## What you need to do
Copy each line of the data below with the word "this".

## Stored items
_ _ _ _ _

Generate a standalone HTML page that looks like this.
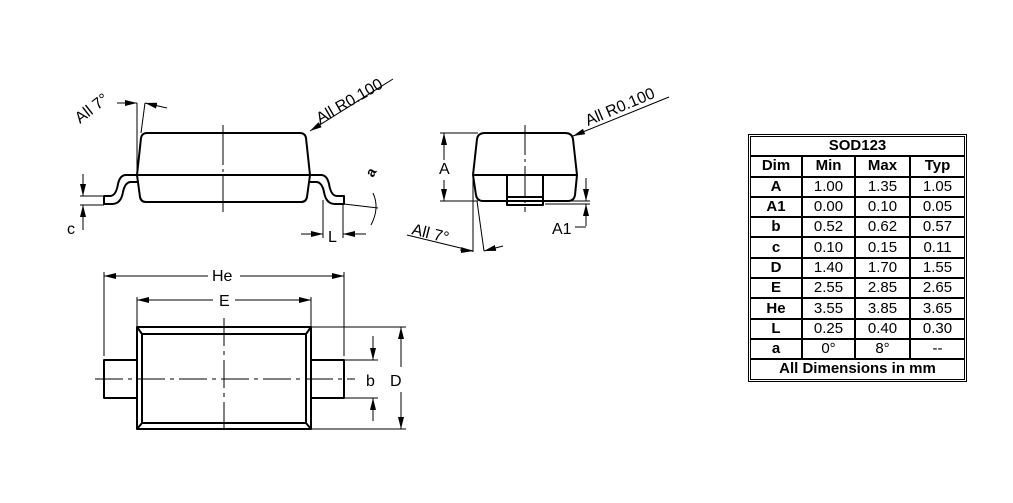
<!DOCTYPE html>
<html><head><meta charset="utf-8"><style>
html,body{margin:0;padding:0;background:#fff;width:1013px;height:503px;overflow:hidden}
svg{position:absolute;left:0;top:0}
text{font-family:"Liberation Sans",Arial,sans-serif;fill:#000}
table{position:absolute;left:748px;top:134px;width:219px;border:1px solid #000;padding:1px;border-collapse:separate;border-spacing:0;font-family:"Liberation Sans",Arial,sans-serif;font-size:15px}
td{border:1px solid #000;height:18.3px;padding:0;text-align:center;line-height:18px}
td.b{font-weight:bold}
</style></head><body>
<svg width="1013" height="503" viewBox="0 0 1013 503">
<defs>
<marker id="ar" markerWidth="12" markerHeight="6" refX="12" refY="3" orient="auto" markerUnits="userSpaceOnUse"><path d="M0,0 L12,3 L0,6 z" fill="#000"/></marker>
</defs>
<g fill="none" stroke="#000" stroke-width="2" stroke-linejoin="round">
<path d="M137,175 L141,138 Q142,133 147,133 L300,133 Q305,133 306,138 L310,175 L307,197 Q306,202 301,202 L146,202 Q141,202 140,197 Z"/>
<line x1="137" y1="175" x2="310" y2="175"/>
<path d="M137,175 L126,175 Q120,175 118,184 Q116,196 110,196 L104,196 L104,204 L112,204 Q121,204 123,192 Q125,182 131,182 L137,182"/>
<path d="M310,175 L321,175 Q327,175 329,184 Q331,196 337,196 L344,196 L344,204 L335,204 Q326,204 324,192 Q322,182 316,182 L310,182"/>
<path d="M473,175 L477,139 Q478,133 485,133 L565,133 Q572,133 573,139 L577,175 L575,195 Q574,201 568,201 L483,201 Q477,201 476,195 Z"/>
<line x1="473" y1="175" x2="577" y2="175"/>
<rect x="507" y="175" width="36" height="30"/>
<line x1="507" y1="197" x2="543" y2="197"/>
<rect x="137" y="327" width="174" height="102"/>
<rect x="142" y="334" width="164" height="89"/>
<path d="M137,327 L142,334 M311,327 L306,334 M137,429 L142,423 M311,429 L306,423"/>
<rect x="104" y="360" width="33" height="38"/>
<rect x="311" y="360" width="33" height="38"/>
</g>
<g fill="none" stroke="#000" stroke-width="1">
<path d="M223,125 V212" stroke-dasharray="40,4,3,4"/>
<path d="M525,125 V212" stroke-dasharray="30,4,3,4"/>
<path d="M95,379 H355" stroke-dasharray="28,5,4,5"/>
<path d="M224,318 V435" stroke-dasharray="28,5,4,5"/>
<line x1="137" y1="103" x2="137" y2="175"/>
<line x1="145" y1="103" x2="141" y2="133"/>
<line x1="117" y1="103" x2="137" y2="103" marker-end="url(#ar)"/>
<line x1="167" y1="108" x2="145" y2="103" marker-end="url(#ar)"/>
<line x1="393" y1="79" x2="310" y2="131" marker-end="url(#ar)"/>
<line x1="80" y1="196" x2="104" y2="196"/><line x1="80" y1="205" x2="104" y2="205"/>
<line x1="83" y1="174" x2="83" y2="196" marker-end="url(#ar)"/>
<line x1="83" y1="230" x2="83" y2="205" marker-end="url(#ar)"/>
<line x1="323" y1="200" x2="323" y2="238"/><line x1="343" y1="205" x2="343" y2="238"/>
<line x1="301" y1="234" x2="323" y2="234" marker-end="url(#ar)"/>
<line x1="366" y1="234" x2="343" y2="234" marker-end="url(#ar)"/>
<line x1="344" y1="204" x2="378" y2="208"/>
<path d="M373,193 Q380,208 371,225"/>
<line x1="440" y1="133" x2="478" y2="133"/><line x1="440" y1="201" x2="478" y2="201"/>
<line x1="444" y1="160" x2="444" y2="133" marker-end="url(#ar)"/>
<line x1="444" y1="180" x2="444" y2="201" marker-end="url(#ar)"/>
<line x1="545" y1="201" x2="590" y2="201"/><line x1="545" y1="204" x2="590" y2="204"/>
<line x1="586" y1="178" x2="586" y2="201" marker-end="url(#ar)"/>
<line x1="586" y1="226" x2="586" y2="204" marker-end="url(#ar)"/>
<line x1="575" y1="227" x2="586" y2="227"/>
<line x1="669" y1="97" x2="573" y2="136" marker-end="url(#ar)"/>
<line x1="473" y1="175" x2="473" y2="252"/>
<line x1="477" y1="201" x2="484" y2="251"/>
<line x1="407" y1="235" x2="473" y2="251"/>
<line x1="460" y1="250" x2="473" y2="251" marker-end="url(#ar)"/>
<line x1="503" y1="246" x2="484" y2="251" marker-end="url(#ar)"/>
<line x1="104" y1="272" x2="104" y2="356"/><line x1="344" y1="272" x2="344" y2="356"/>
<line x1="208" y1="276" x2="104" y2="276" marker-end="url(#ar)"/>
<line x1="240" y1="276" x2="344" y2="276" marker-end="url(#ar)"/>
<line x1="137" y1="297" x2="137" y2="327"/><line x1="311" y1="297" x2="311" y2="327"/>
<line x1="213" y1="300" x2="137" y2="300" marker-end="url(#ar)"/>
<line x1="235" y1="300" x2="311" y2="300" marker-end="url(#ar)"/>
<line x1="311" y1="327" x2="406" y2="327"/><line x1="311" y1="429" x2="406" y2="429"/>
<line x1="401" y1="367" x2="401" y2="327" marker-end="url(#ar)"/>
<line x1="401" y1="392" x2="401" y2="429" marker-end="url(#ar)"/>
<line x1="344" y1="360" x2="378" y2="360"/><line x1="344" y1="398" x2="378" y2="398"/>
<line x1="373" y1="336" x2="373" y2="360" marker-end="url(#ar)"/>
<line x1="373" y1="421" x2="373" y2="398" marker-end="url(#ar)"/>
</g>
<g font-size="16">
<text x="0" y="0" transform="translate(80,124) rotate(-38)">All 7°</text>
<text x="0" y="0" transform="translate(320,124) rotate(-30)">All R0.100</text>
<text x="0" y="0" transform="translate(588,126) rotate(-23)">All R0.100</text>
<text x="0" y="0" transform="translate(411,234) rotate(14)">All 7°</text>
<text x="67" y="234">c</text>
<text x="328" y="242">L</text>
<text x="0" y="0" transform="translate(373,178) rotate(-60)" font-size="14" font-weight="bold">a</text>
<text x="439" y="174">A</text>
<text x="552" y="234">A1</text>
<text x="212" y="281">He</text>
<text x="219" y="306">E</text>
<text x="366" y="386">b</text>
<text x="390" y="386">D</text>
</g>
</svg>
<table>
<tr><td colspan="4" class="b">SOD123</td></tr>
<tr><td class="b" style="width:50px">Dim</td><td class="b" style="width:51px">Min</td><td class="b" style="width:53px">Max</td><td class="b">Typ</td></tr>
<tr><td class="b">A</td><td>1.00</td><td>1.35</td><td>1.05</td></tr>
<tr><td class="b">A1</td><td>0.00</td><td>0.10</td><td>0.05</td></tr>
<tr><td class="b">b</td><td>0.52</td><td>0.62</td><td>0.57</td></tr>
<tr><td class="b">c</td><td>0.10</td><td>0.15</td><td>0.11</td></tr>
<tr><td class="b">D</td><td>1.40</td><td>1.70</td><td>1.55</td></tr>
<tr><td class="b">E</td><td>2.55</td><td>2.85</td><td>2.65</td></tr>
<tr><td class="b">He</td><td>3.55</td><td>3.85</td><td>3.65</td></tr>
<tr><td class="b">L</td><td>0.25</td><td>0.40</td><td>0.30</td></tr>
<tr><td class="b">a</td><td>0°</td><td>8°</td><td>--</td></tr>
<tr><td colspan="4" class="b">All Dimensions in mm</td></tr>
</table>
</body></html>
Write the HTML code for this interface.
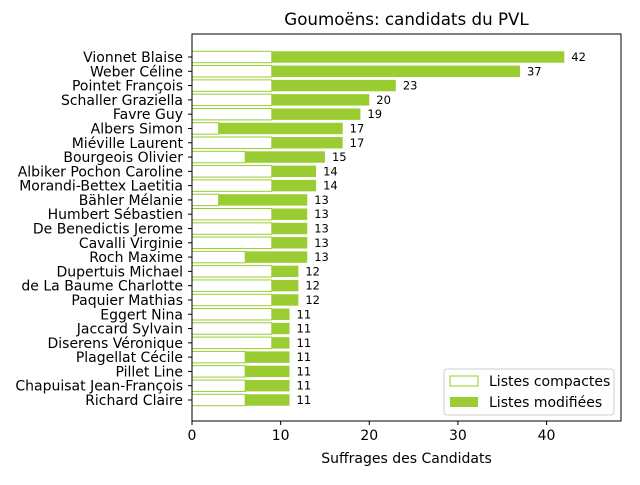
<!DOCTYPE html>
<html><head><meta charset="utf-8"><style>
body{margin:0;background:#fff;font-family:"Liberation Sans","DejaVu Sans",sans-serif}
svg text{font-family:"DejaVu Sans","Liberation Sans",sans-serif}
</style></head><body>
<svg id="chart" width="640" height="480"></svg>
<script>
const names=["Vionnet Blaise","Weber Céline","Pointet François","Schaller Graziella","Favre Guy","Albers Simon","Miéville Laurent","Bourgeois Olivier","Albiker Pochon Caroline","Morandi-Bettex Laetitia","Bähler Mélanie","Humbert Sébastien","De Benedictis Jerome","Cavalli Virginie","Roch Maxime","Dupertuis Michael","de La Baume Charlotte","Paquier Mathias","Eggert Nina","Jaccard Sylvain","Diserens Véronique","Plagellat Cécile","Pillet Line","Chapuisat Jean-François","Richard Claire"];
const compact=[9,9,9,9,9,3,9,6,9,9,3,9,9,9,6,9,9,9,9,9,9,6,6,6,6];
const totals=[42,37,23,20,19,17,17,15,14,14,13,13,13,13,13,12,12,12,11,11,11,11,11,11,11];
const xTicks=[0,10,20,30,40];
</script>
<script>
const svg=document.getElementById('chart');const NS='http://www.w3.org/2000/svg';
const L=192,R=621,T=34,B=421,XMAX=48.4;
const n=names.length;
const x=v=>L+v/XMAX*(R-L);
const Y0=57,Y1=400;
const step=(Y1-Y0)/(n-1);
const y=i=>Y0+i*step;
function el(t,a,p){const e=document.createElementNS(NS,t);for(const k in a)e.setAttribute(k,a[k]);(p||svg).appendChild(e);return e;}
const bh=step*0.8;
for(let i=0;i<n;i++){
  const cy=y(i);
  const w=el('rect',{x:x(0),y:cy-bh/2,width:x(compact[i])-x(0),height:bh,fill:'#fff',stroke:'#9acd32','stroke-width':1});
  
  
  const g=el('rect',{x:x(compact[i]),y:cy-bh/2,width:x(totals[i])-x(compact[i]),height:bh,fill:'#9acd32'});
  
  
  const vl=el('text',{x:x(totals[i])+7,y:cy+4,'font-size':'11.5',fill:'#000'});vl.textContent=totals[i];
  
  
  el('line',{x1:L-4,x2:L,y1:cy,y2:cy,stroke:'#000'});
  const tl=el('text',{x:L-9,y:cy+5,'font-size':'14','text-anchor':'end'});tl.textContent=names[i];
  
  
}
const ax=el('rect',{x:L,y:T,width:R-L,height:B-T,fill:'none',stroke:'#000','stroke-width':1});


for(const t of xTicks){
  el('line',{x1:x(t),x2:x(t),y1:B,y2:B+4,stroke:'#000'});
  const tx=el('text',{x:x(t),y:B+19,'font-size':'14','text-anchor':'middle'});tx.textContent=t;
  
  
}
const xt=el('text',{x:(L+R)/2,y:463,'font-size':'14','text-anchor':'middle'});xt.textContent='Suffrages des Candidats';


const ti=el('text',{x:(L+R)/2,y:25,'font-size':'16.7','text-anchor':'middle'});ti.textContent='Goumoëns: candidats du PVL';


const lg=el('g',{});


el('rect',{x:444,y:369,width:170,height:46,rx:3,fill:'#fff','fill-opacity':0.8,stroke:'#ccc'},lg);
el('rect',{x:450,y:376,width:28,height:10,fill:'#fff',stroke:'#9acd32'},lg);
const l1=el('text',{x:489,y:386,'font-size':'14'},lg);l1.textContent='Listes compactes';
el('rect',{x:450,y:397,width:28,height:10,fill:'#9acd32'},lg);
const l2=el('text',{x:489,y:407,'font-size':'14'},lg);l2.textContent='Listes modifiées';
</script>
</body></html>
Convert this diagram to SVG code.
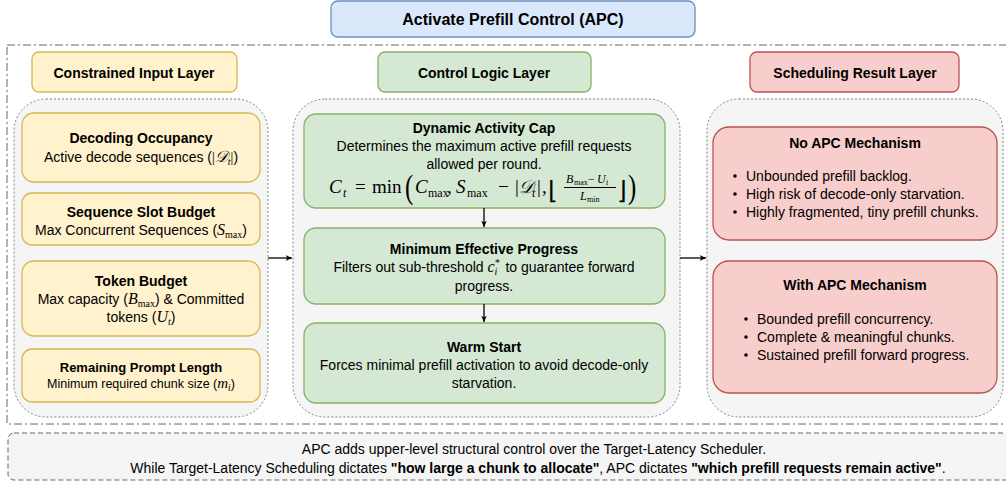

_ _ _ _ _

## Solution
Generate a standalone HTML page that looks like this.
Write the HTML code for this interface.
Convert this diagram to SVG code.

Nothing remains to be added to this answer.